### Aim of the exercise
Write out every line of the material as it stands, apart from the pictures.

### Data excerpt
-*-*-

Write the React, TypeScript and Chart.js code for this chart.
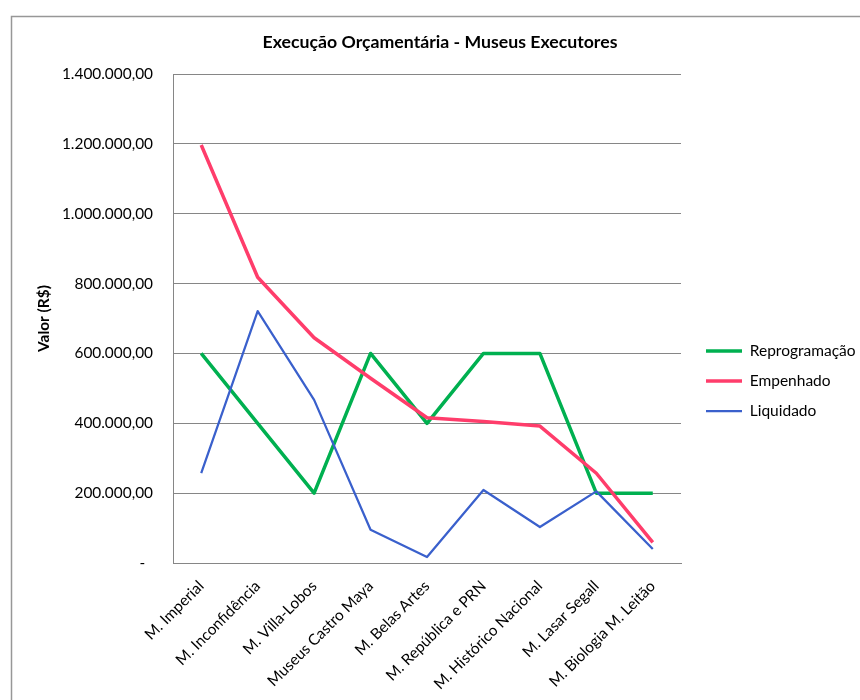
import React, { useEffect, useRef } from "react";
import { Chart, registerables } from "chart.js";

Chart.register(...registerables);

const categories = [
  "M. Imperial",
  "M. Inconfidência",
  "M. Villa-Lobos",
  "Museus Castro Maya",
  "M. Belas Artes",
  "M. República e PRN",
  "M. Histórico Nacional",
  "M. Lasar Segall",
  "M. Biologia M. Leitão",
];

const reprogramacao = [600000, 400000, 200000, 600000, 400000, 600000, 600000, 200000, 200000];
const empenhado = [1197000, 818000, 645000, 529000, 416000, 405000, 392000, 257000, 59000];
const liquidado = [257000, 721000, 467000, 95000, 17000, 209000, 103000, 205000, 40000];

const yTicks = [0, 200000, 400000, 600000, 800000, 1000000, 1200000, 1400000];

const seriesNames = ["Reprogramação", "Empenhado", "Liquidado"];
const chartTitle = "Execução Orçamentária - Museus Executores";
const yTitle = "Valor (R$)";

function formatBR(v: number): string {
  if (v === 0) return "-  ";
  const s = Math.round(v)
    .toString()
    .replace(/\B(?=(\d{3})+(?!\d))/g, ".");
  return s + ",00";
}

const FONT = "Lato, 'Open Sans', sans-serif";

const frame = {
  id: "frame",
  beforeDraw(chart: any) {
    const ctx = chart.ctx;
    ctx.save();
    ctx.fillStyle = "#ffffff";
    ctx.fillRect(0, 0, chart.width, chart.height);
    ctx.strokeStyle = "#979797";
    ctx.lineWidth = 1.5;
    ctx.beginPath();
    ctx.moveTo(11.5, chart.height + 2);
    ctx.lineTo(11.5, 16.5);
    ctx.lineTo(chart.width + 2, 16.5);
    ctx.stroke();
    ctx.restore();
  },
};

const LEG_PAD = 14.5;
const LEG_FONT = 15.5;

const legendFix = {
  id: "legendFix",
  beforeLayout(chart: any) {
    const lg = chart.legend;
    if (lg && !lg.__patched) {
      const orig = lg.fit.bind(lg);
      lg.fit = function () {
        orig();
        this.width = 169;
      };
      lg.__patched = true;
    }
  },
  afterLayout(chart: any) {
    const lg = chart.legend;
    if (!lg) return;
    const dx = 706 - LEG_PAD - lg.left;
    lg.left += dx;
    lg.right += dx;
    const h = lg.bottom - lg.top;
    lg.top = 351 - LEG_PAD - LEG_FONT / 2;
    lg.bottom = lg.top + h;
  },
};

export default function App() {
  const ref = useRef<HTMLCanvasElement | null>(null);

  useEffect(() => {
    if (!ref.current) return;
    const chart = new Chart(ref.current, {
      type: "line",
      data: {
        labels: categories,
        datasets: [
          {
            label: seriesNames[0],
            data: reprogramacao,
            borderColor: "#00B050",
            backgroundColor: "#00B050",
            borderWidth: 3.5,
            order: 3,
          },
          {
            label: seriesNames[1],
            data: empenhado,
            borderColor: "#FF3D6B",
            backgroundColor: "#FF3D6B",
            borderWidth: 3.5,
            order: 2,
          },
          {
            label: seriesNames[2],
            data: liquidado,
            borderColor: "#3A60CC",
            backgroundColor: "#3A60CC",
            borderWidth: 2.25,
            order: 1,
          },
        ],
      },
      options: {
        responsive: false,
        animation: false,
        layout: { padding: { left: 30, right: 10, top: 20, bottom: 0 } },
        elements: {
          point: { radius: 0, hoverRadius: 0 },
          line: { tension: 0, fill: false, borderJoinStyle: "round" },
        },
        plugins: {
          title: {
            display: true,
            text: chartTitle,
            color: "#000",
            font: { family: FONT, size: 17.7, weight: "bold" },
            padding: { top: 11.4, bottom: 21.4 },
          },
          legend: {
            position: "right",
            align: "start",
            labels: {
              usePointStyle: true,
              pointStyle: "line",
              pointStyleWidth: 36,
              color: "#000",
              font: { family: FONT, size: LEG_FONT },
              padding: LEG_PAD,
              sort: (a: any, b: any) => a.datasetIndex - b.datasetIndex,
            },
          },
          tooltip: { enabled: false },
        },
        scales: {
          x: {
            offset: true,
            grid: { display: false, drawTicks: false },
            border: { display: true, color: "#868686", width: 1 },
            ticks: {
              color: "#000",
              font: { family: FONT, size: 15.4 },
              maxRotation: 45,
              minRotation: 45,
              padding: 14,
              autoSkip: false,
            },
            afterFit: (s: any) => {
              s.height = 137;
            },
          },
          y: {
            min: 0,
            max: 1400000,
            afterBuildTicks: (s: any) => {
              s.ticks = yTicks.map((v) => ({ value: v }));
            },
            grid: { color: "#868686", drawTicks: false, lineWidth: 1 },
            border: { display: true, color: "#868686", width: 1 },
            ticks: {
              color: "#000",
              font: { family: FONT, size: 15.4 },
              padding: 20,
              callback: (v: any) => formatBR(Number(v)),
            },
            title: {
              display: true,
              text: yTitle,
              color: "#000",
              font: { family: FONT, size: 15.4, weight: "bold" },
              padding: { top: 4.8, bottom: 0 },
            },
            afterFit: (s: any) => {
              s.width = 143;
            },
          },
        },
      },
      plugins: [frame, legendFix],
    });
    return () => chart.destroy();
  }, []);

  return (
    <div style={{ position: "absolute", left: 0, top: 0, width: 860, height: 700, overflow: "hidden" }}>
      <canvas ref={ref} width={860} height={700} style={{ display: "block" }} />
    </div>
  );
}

-*-*-

### Reply to the exercise
Write the React, TypeScript and Chart.js code for this chart.
import React, { useEffect, useRef } from "react";
import { Chart, registerables } from "chart.js";

Chart.register(...registerables);

const categories = [
  "M. Imperial",
  "M. Inconfidência",
  "M. Villa-Lobos",
  "Museus Castro Maya",
  "M. Belas Artes",
  "M. República e PRN",
  "M. Histórico Nacional",
  "M. Lasar Segall",
  "M. Biologia M. Leitão",
];

const reprogramacao = [600000, 400000, 200000, 600000, 400000, 600000, 600000, 200000, 200000];
const empenhado = [1197000, 818000, 645000, 529000, 416000, 405000, 392000, 257000, 59000];
const liquidado = [257000, 721000, 467000, 95000, 17000, 209000, 103000, 205000, 40000];

const yTicks = [0, 200000, 400000, 600000, 800000, 1000000, 1200000, 1400000];

const seriesNames = ["Reprogramação", "Empenhado", "Liquidado"];
const chartTitle = "Execução Orçamentária - Museus Executores";
const yTitle = "Valor (R$)";

function formatBR(v: number): string {
  if (v === 0) return "-  ";
  const s = Math.round(v)
    .toString()
    .replace(/\B(?=(\d{3})+(?!\d))/g, ".");
  return s + ",00";
}

const FONT = "Lato, 'Open Sans', sans-serif";

const frame = {
  id: "frame",
  beforeDraw(chart: any) {
    const ctx = chart.ctx;
    ctx.save();
    ctx.fillStyle = "#ffffff";
    ctx.fillRect(0, 0, chart.width, chart.height);
    ctx.strokeStyle = "#979797";
    ctx.lineWidth = 1.5;
    ctx.beginPath();
    ctx.moveTo(11.5, chart.height + 2);
    ctx.lineTo(11.5, 16.5);
    ctx.lineTo(chart.width + 2, 16.5);
    ctx.stroke();
    ctx.restore();
  },
};

const LEG_PAD = 14.5;
const LEG_FONT = 15.5;

const legendFix = {
  id: "legendFix",
  beforeLayout(chart: any) {
    const lg = chart.legend;
    if (lg && !lg.__patched) {
      const orig = lg.fit.bind(lg);
      lg.fit = function () {
        orig();
        this.width = 169;
      };
      lg.__patched = true;
    }
  },
  afterLayout(chart: any) {
    const lg = chart.legend;
    if (!lg) return;
    const dx = 706 - LEG_PAD - lg.left;
    lg.left += dx;
    lg.right += dx;
    const h = lg.bottom - lg.top;
    lg.top = 351 - LEG_PAD - LEG_FONT / 2;
    lg.bottom = lg.top + h;
  },
};

export default function App() {
  const ref = useRef<HTMLCanvasElement | null>(null);

  useEffect(() => {
    if (!ref.current) return;
    const chart = new Chart(ref.current, {
      type: "line",
      data: {
        labels: categories,
        datasets: [
          {
            label: seriesNames[0],
            data: reprogramacao,
            borderColor: "#00B050",
            backgroundColor: "#00B050",
            borderWidth: 3.5,
            order: 3,
          },
          {
            label: seriesNames[1],
            data: empenhado,
            borderColor: "#FF3D6B",
            backgroundColor: "#FF3D6B",
            borderWidth: 3.5,
            order: 2,
          },
          {
            label: seriesNames[2],
            data: liquidado,
            borderColor: "#3A60CC",
            backgroundColor: "#3A60CC",
            borderWidth: 2.25,
            order: 1,
          },
        ],
      },
      options: {
        responsive: false,
        animation: false,
        layout: { padding: { left: 30, right: 10, top: 20, bottom: 0 } },
        elements: {
          point: { radius: 0, hoverRadius: 0 },
          line: { tension: 0, fill: false, borderJoinStyle: "round" },
        },
        plugins: {
          title: {
            display: true,
            text: chartTitle,
            color: "#000",
            font: { family: FONT, size: 17.7, weight: "bold" },
            padding: { top: 11.4, bottom: 21.4 },
          },
          legend: {
            position: "right",
            align: "start",
            labels: {
              usePointStyle: true,
              pointStyle: "line",
              pointStyleWidth: 36,
              color: "#000",
              font: { family: FONT, size: LEG_FONT },
              padding: LEG_PAD,
              sort: (a: any, b: any) => a.datasetIndex - b.datasetIndex,
            },
          },
          tooltip: { enabled: false },
        },
        scales: {
          x: {
            offset: true,
            grid: { display: false, drawTicks: false },
            border: { display: true, color: "#868686", width: 1 },
            ticks: {
              color: "#000",
              font: { family: FONT, size: 15.4 },
              maxRotation: 45,
              minRotation: 45,
              padding: 14,
              autoSkip: false,
            },
            afterFit: (s: any) => {
              s.height = 137;
            },
          },
          y: {
            min: 0,
            max: 1400000,
            afterBuildTicks: (s: any) => {
              s.ticks = yTicks.map((v) => ({ value: v }));
            },
            grid: { color: "#868686", drawTicks: false, lineWidth: 1 },
            border: { display: true, color: "#868686", width: 1 },
            ticks: {
              color: "#000",
              font: { family: FONT, size: 15.4 },
              padding: 20,
              callback: (v: any) => formatBR(Number(v)),
            },
            title: {
              display: true,
              text: yTitle,
              color: "#000",
              font: { family: FONT, size: 15.4, weight: "bold" },
              padding: { top: 4.8, bottom: 0 },
            },
            afterFit: (s: any) => {
              s.width = 143;
            },
          },
        },
      },
      plugins: [frame, legendFix],
    });
    return () => chart.destroy();
  }, []);

  return (
    <div style={{ position: "absolute", left: 0, top: 0, width: 860, height: 700, overflow: "hidden" }}>
      <canvas ref={ref} width={860} height={700} style={{ display: "block" }} />
    </div>
  );
}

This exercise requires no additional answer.